When to Revisit Your Strategic Plan Budget

Budgeting for a strategic plan is not a one-time event at the start of the planning cycle — it requires planned, structured reassessment at specific trigger points throughout the plan's life.

Three primary triggers warrant a formal budget revision:

  • Significant variance in results: JFW Accounting Services recommends organizations establish clear variance thresholds and trigger a reforecast when revenue or expenses deviate 10% or more from budget for two consecutive reporting periods. Labor changes should be an automatic trigger since personnel is typically the largest expense category.
  • Major shift in the external environment: Loss of a key funder, regulatory change, unexpected community need, or economic conditions affecting donor capacity all require revisiting which initiatives remain viable.
  • Leadership decision to adjust the strategic plan: Adding, pausing, or reprioritizing initiatives mid-cycle requires a corresponding budget adjustment to keep strategy and resources aligned.

Three nonprofit strategic budget revision triggers and reforecast versus amendment decision guide

It's also worth knowing which tool to use when changes arise:

  • A budget amendment is a formal adjustment to the approved budget mid-cycle, requiring board notification or approval. Use this when changes are material and permanent.
  • A reforecast is an internal management tool that updates projections without altering the official approved budget. Use this when conditions are still evolving.

Frequently Asked Questions

How much does strategic planning cost for a nonprofit organization?

Costs vary widely based on whether the nonprofit uses internal staff time, engages a consultant, or both. Direct facilitation and consulting fees typically range from $5,000 to $20,000, with complex projects reaching $50,000–$100,000+. Average consultant rates are approximately $159 per hour, though staff time — often the largest hidden cost — should also be budgeted.

What budget allocation rules should nonprofits consider when creating a strategic plan?

No single allocation rule fits all nonprofits. Frameworks like 70/20/10 (core operations/growth initiatives/innovation) offer a useful starting point, but the right split depends on your organization's financial health, risk tolerance, and plan priorities.

Should a nonprofit's strategic plan budget be separate from its annual operating budget?

They should be integrated. Reflect the strategic plan's financial requirements within the annual operating budget as distinct cost categories or initiative lines — not as a parallel document. This ensures real-time tracking and board accountability.

Who should lead the budgeting process for a nonprofit strategic plan?

The executive director and finance lead (CFO, controller, or fractional CFO) should co-lead the process, with input from the development director and program leads.

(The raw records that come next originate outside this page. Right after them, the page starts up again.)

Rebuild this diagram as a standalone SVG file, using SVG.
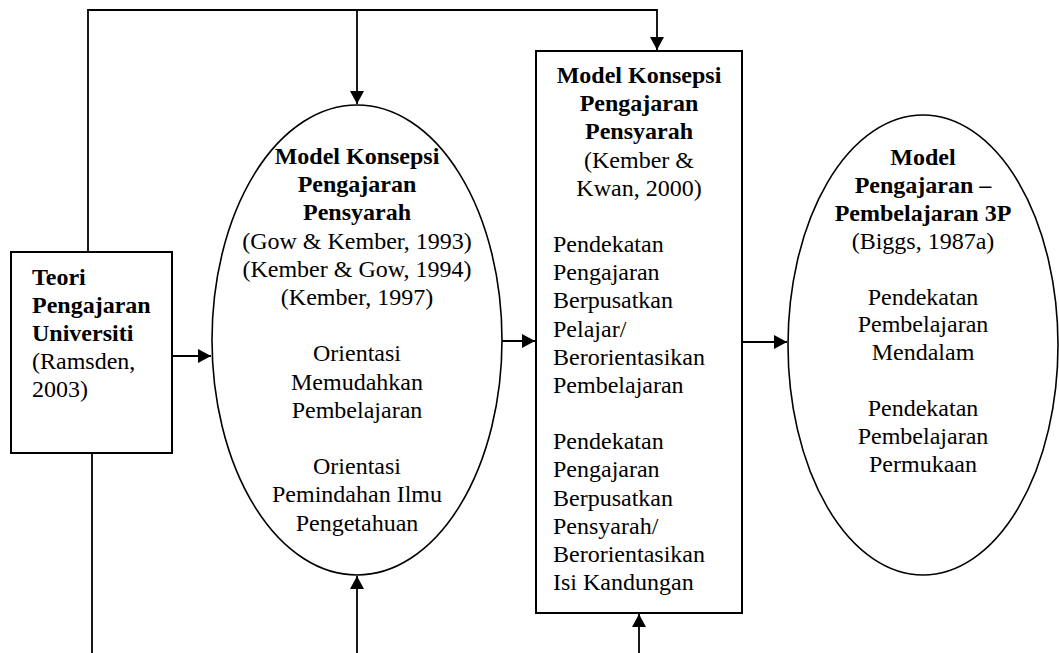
<svg xmlns="http://www.w3.org/2000/svg" width="1059" height="653" viewBox="0 0 1059 653">
<style>
text{font-family:"Liberation Serif","Times New Roman",serif;font-size:24px;fill:#000}
.b{font-weight:bold}
.c{text-anchor:middle}
.shape{fill:#fff;stroke:#000;stroke-width:2}
.oval{fill:#fff;stroke:#000;stroke-width:1.6}
.conn{fill:none;stroke:#000;stroke-width:1.8}
</style>
<defs>
<marker id="ah" markerWidth="14" markerHeight="14" refX="13" refY="7" orient="auto" markerUnits="userSpaceOnUse">
<path d="M0,0 L13,7 L0,14 z" fill="#000"/>
</marker>
</defs>
<rect width="1059" height="653" fill="#fff"/>
<g id="connectors">
<path class="conn" d="M88,252 V10 H657 V50" marker-end="url(#ah)"/>
<path class="conn" d="M357,10 V104" marker-end="url(#ah)"/>
<path class="conn" d="M92,453 V653"/>
<path class="conn" d="M357,653 V576" marker-end="url(#ah)"/>
<path class="conn" d="M639,653 V614" marker-end="url(#ah)"/>
<path class="conn" d="M172,356 H211" marker-end="url(#ah)"/>
<path class="conn" d="M502,341 H535" marker-end="url(#ah)"/>
<path class="conn" d="M742,342 H787" marker-end="url(#ah)"/>
</g>
<g id="teori">
<rect class="shape" x="11" y="252" width="161" height="201"/>
<text x="32" y="285" class="b">Teori</text>
<text x="32" y="313" class="b">Pengajaran</text>
<text x="32" y="341" class="b">Universiti</text>
<text x="32" y="369">(Ramsden,</text>
<text x="32" y="397">2003)</text>
</g>
<g id="model-konsepsi-1">
<ellipse class="oval" cx="357" cy="340" rx="145" ry="235"/>
<text x="357" y="164" class="c b">Model Konsepsi</text>
<text x="357" y="192.2" class="c b">Pengajaran</text>
<text x="357" y="220.4" class="c b">Pensyarah</text>
<text x="357" y="248.6" class="c">(Gow &amp; Kember, 1993)</text>
<text x="357" y="276.8" class="c">(Kember &amp; Gow, 1994)</text>
<text x="357" y="305" class="c">(Kember, 1997)</text>
<text x="357" y="361.4" class="c">Orientasi</text>
<text x="357" y="389.6" class="c">Memudahkan</text>
<text x="357" y="417.8" class="c">Pembelajaran</text>
<text x="357" y="474.2" class="c">Orientasi</text>
<text x="357" y="502.4" class="c">Pemindahan Ilmu</text>
<text x="357" y="530.6" class="c">Pengetahuan</text>
</g>
<g id="model-konsepsi-2">
<rect class="shape" x="536" y="51" width="206" height="562"/>
<text x="639" y="83" class="c b">Model Konsepsi</text>
<text x="639" y="111.2" class="c b">Pengajaran</text>
<text x="639" y="139.3" class="c b">Pensyarah</text>
<text x="639" y="167.5" class="c">(Kember &amp;</text>
<text x="639" y="195.7" class="c">Kwan, 2000)</text>
<text x="553" y="252">Pendekatan</text>
<text x="553" y="280.2">Pengajaran</text>
<text x="553" y="308.4">Berpusatkan</text>
<text x="553" y="336.5">Pelajar/</text>
<text x="553" y="364.7">Berorientasikan</text>
<text x="553" y="392.9">Pembelajaran</text>
<text x="553" y="449.2">Pendekatan</text>
<text x="553" y="477.4">Pengajaran</text>
<text x="553" y="505.6">Berpusatkan</text>
<text x="553" y="533.7">Pensyarah/</text>
<text x="553" y="561.9">Berorientasikan</text>
<text x="553" y="590">Isi Kandungan</text>
</g>
<g id="model-3p">
<ellipse class="oval" cx="923" cy="345" rx="135" ry="230"/>
<text x="923" y="165" class="c b">Model</text>
<text x="923" y="192.9" class="c b">Pengajaran –</text>
<text x="923" y="220.8" class="c b">Pembelajaran 3P</text>
<text x="923" y="248.7" class="c">(Biggs, 1987a)</text>
<text x="923" y="304.5" class="c">Pendekatan</text>
<text x="923" y="332.4" class="c">Pembelajaran</text>
<text x="923" y="360.3" class="c">Mendalam</text>
<text x="923" y="416.1" class="c">Pendekatan</text>
<text x="923" y="444" class="c">Pembelajaran</text>
<text x="923" y="471.9" class="c">Permukaan</text>
</g>
</svg>
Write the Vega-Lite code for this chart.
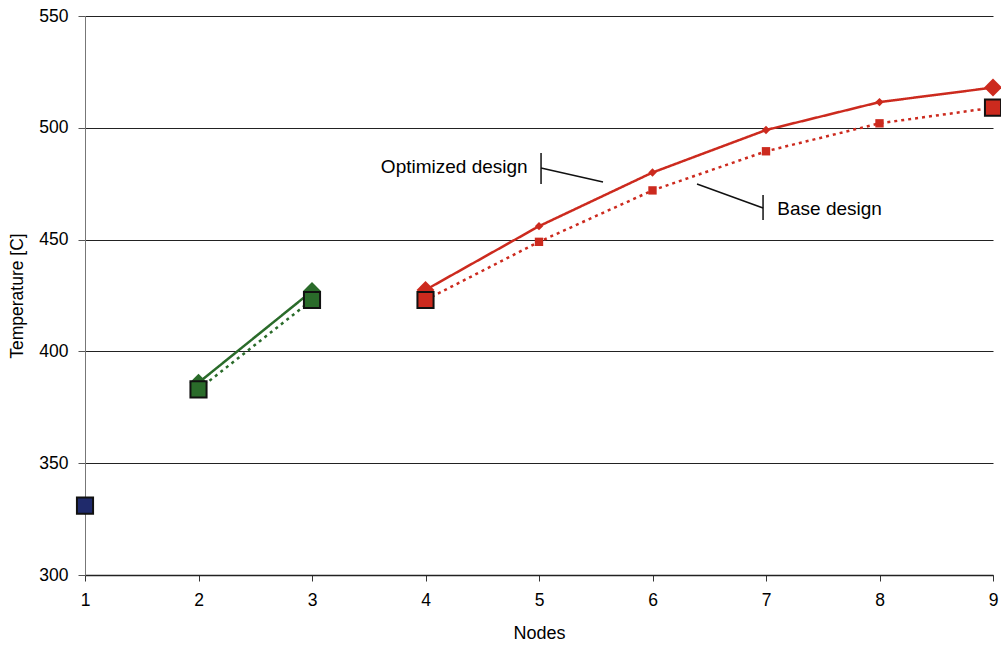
{
  "$schema": "https://vega.github.io/schema/vega-lite/v6.json",
  "autosize": "none",
  "width": 908,
  "height": 559,
  "padding": {"left": 85, "top": 16, "right": 8, "bottom": 79},
  "background": "white",
  "config": {
    "view": {"stroke": null},
    "font": "Liberation Sans",
    "axis": {"labelFont": "Liberation Sans", "titleFont": "Liberation Sans", "labelColor": "#000", "titleColor": "#000", "titleFontWeight": "normal"}
  },
  "datasets": {
    "temps": [
      {"node": 1, "temp": 331, "design": "Optimized", "segment": "A", "end": true},
      {"node": 1, "temp": 331, "design": "Base", "segment": "A", "end": true},
      {"node": 2, "temp": 386, "design": "Optimized", "segment": "B", "end": true},
      {"node": 2, "temp": 383, "design": "Base", "segment": "B", "end": true},
      {"node": 3, "temp": 427, "design": "Optimized", "segment": "B", "end": true},
      {"node": 3, "temp": 423, "design": "Base", "segment": "B", "end": true},
      {"node": 4, "temp": 427.5, "design": "Optimized", "segment": "C", "end": true},
      {"node": 4, "temp": 423, "design": "Base", "segment": "C", "end": true},
      {"node": 5, "temp": 456, "design": "Optimized", "segment": "C", "end": false},
      {"node": 5, "temp": 449, "design": "Base", "segment": "C", "end": false},
      {"node": 6, "temp": 480, "design": "Optimized", "segment": "C", "end": false},
      {"node": 6, "temp": 472, "design": "Base", "segment": "C", "end": false},
      {"node": 7, "temp": 499, "design": "Optimized", "segment": "C", "end": false},
      {"node": 7, "temp": 489.5, "design": "Base", "segment": "C", "end": false},
      {"node": 8, "temp": 511.5, "design": "Optimized", "segment": "C", "end": false},
      {"node": 8, "temp": 502, "design": "Base", "segment": "C", "end": false},
      {"node": 9, "temp": 518, "design": "Optimized", "segment": "C", "end": true},
      {"node": 9, "temp": 509, "design": "Base", "segment": "C", "end": true}
    ],
    "labels": [
      {"x": 4.9, "y": 482.5, "text": "Optimized design", "align": "right"},
      {"x": 7.1, "y": 463.7, "text": "Base design", "align": "left"}
    ],
    "leaders": [
      {"id": "o1", "x": 5.018, "y": 488.7},
      {"id": "o1", "x": 5.018, "y": 474.9},
      {"id": "o2", "x": 5.018, "y": 482},
      {"id": "o2", "x": 5.564, "y": 475.8},
      {"id": "b1", "x": 6.974, "y": 470},
      {"id": "b1", "x": 6.974, "y": 458.8},
      {"id": "b2", "x": 6.392, "y": 474.9},
      {"id": "b2", "x": 6.974, "y": 464.1}
    ]
  },
  "layer": [
    {
      "data": {"name": "temps"},
      "mark": {"type": "line", "strokeWidth": 2.5},
      "encoding": {
        "x": {"field": "node", "type": "quantitative", "scale": {"domain": [1, 9], "nice": false, "zero": false},
          "axis": {"values": [1,2,3,4,5,6,7,8,9], "format": "d", "title": "Nodes", "titleFontSize": 18, "titlePadding": 16, "labelFontSize": 17.5, "labelPadding": 10, "tickSize": 6, "tickColor": "#333", "domainColor": "#222", "domainWidth": 1.5, "grid": false, "labelFlush": false}},
        "y": {"field": "temp", "type": "quantitative", "scale": {"domain": [300, 550], "nice": false, "zero": false},
          "axis": {"values": [300,350,400,450,500,550], "format": "d", "title": "Temperature [C]", "titleFontSize": 17.5, "titlePadding": 12, "labelFontSize": 17.5, "labelPadding": 10, "tickSize": 7, "tickColor": "#555", "domainColor": "#777", "grid": true, "gridColor": "#222", "gridWidth": 1.2, "gridOpacity": 1}},
        "color": {"field": "segment", "type": "nominal", "scale": {"domain": ["A", "B", "C"], "range": ["#1f2a6b", "#2a6b2a", "#cc2a1e"]}, "legend": null},
        "detail": {"field": "segment"},
        "strokeDash": {"field": "design", "type": "nominal", "scale": {"domain": ["Optimized", "Base"], "range": [[1, 0], [3, 4]]}, "legend": null}
      }
    },
    {
      "data": {"name": "temps"},
      "transform": [{"filter": "datum.design == 'Optimized' && !datum.end"}],
      "mark": {"type": "point", "shape": "diamond", "filled": true, "size": 70, "opacity": 1},
      "encoding": {
        "x": {"field": "node", "type": "quantitative"},
        "y": {"field": "temp", "type": "quantitative"},
        "color": {"field": "segment", "type": "nominal", "legend": null}
      }
    },
    {
      "data": {"name": "temps"},
      "transform": [{"filter": "datum.design == 'Base' && !datum.end"}],
      "mark": {"type": "point", "shape": "square", "filled": true, "size": 70, "opacity": 1},
      "encoding": {
        "x": {"field": "node", "type": "quantitative"},
        "y": {"field": "temp", "type": "quantitative"},
        "color": {"field": "segment", "type": "nominal", "legend": null}
      }
    },
    {
      "data": {"name": "temps"},
      "transform": [{"filter": "datum.design == 'Optimized' && datum.end"}],
      "mark": {"type": "point", "shape": "diamond", "filled": true, "size": 320, "opacity": 1},
      "encoding": {
        "x": {"field": "node", "type": "quantitative"},
        "y": {"field": "temp", "type": "quantitative"},
        "color": {"field": "segment", "type": "nominal", "legend": null}
      }
    },
    {
      "data": {"name": "temps"},
      "transform": [{"filter": "datum.design == 'Base' && datum.end"}],
      "mark": {"type": "point", "shape": "square", "filled": true, "size": 260, "opacity": 1, "stroke": "#111", "strokeWidth": 2},
      "encoding": {
        "x": {"field": "node", "type": "quantitative"},
        "y": {"field": "temp", "type": "quantitative"},
        "fill": {"field": "segment", "type": "nominal", "scale": {"domain": ["A", "B", "C"], "range": ["#1f2a6b", "#2a6b2a", "#cc2a1e"]}, "legend": null}
      }
    },
    {
      "data": {"name": "leaders"},
      "mark": {"type": "line", "color": "#111", "strokeWidth": 1.5},
      "encoding": {
        "x": {"field": "x", "type": "quantitative"},
        "y": {"field": "y", "type": "quantitative"},
        "detail": {"field": "id"}
      }
    },
    {
      "data": {"name": "labels"},
      "transform": [{"filter": "datum.align == 'right'"}],
      "mark": {"type": "text", "align": "right", "baseline": "middle", "fontSize": 19, "font": "Liberation Sans", "color": "#000"},
      "encoding": {
        "x": {"field": "x", "type": "quantitative"},
        "y": {"field": "y", "type": "quantitative"},
        "text": {"field": "text"}
      }
    },
    {
      "data": {"name": "labels"},
      "transform": [{"filter": "datum.align == 'left'"}],
      "mark": {"type": "text", "align": "left", "baseline": "middle", "fontSize": 19, "font": "Liberation Sans", "color": "#000"},
      "encoding": {
        "x": {"field": "x", "type": "quantitative"},
        "y": {"field": "y", "type": "quantitative"},
        "text": {"field": "text"}
      }
    }
  ]
}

Board finance committee review and full board approval are required before finalizing.

How do you budget for a multi-year nonprofit strategic plan?

Build a high-level multi-year financial model covering the full plan period alongside your first annual budget. This surfaces future funding gaps, hiring ramp-ups, and capital needs before they become crises — even as detailed annual budgets are built one year at a time.

What should a nonprofit do if its strategic plan budget has a shortfall?

A shortfall should trigger a structured review of which initiatives are fully funded, which are contingent on new funding, and which should be deferred. Scenario plans built during budgeting make this a manageable decision — leadership can execute pre-defined rules rather than react under pressure.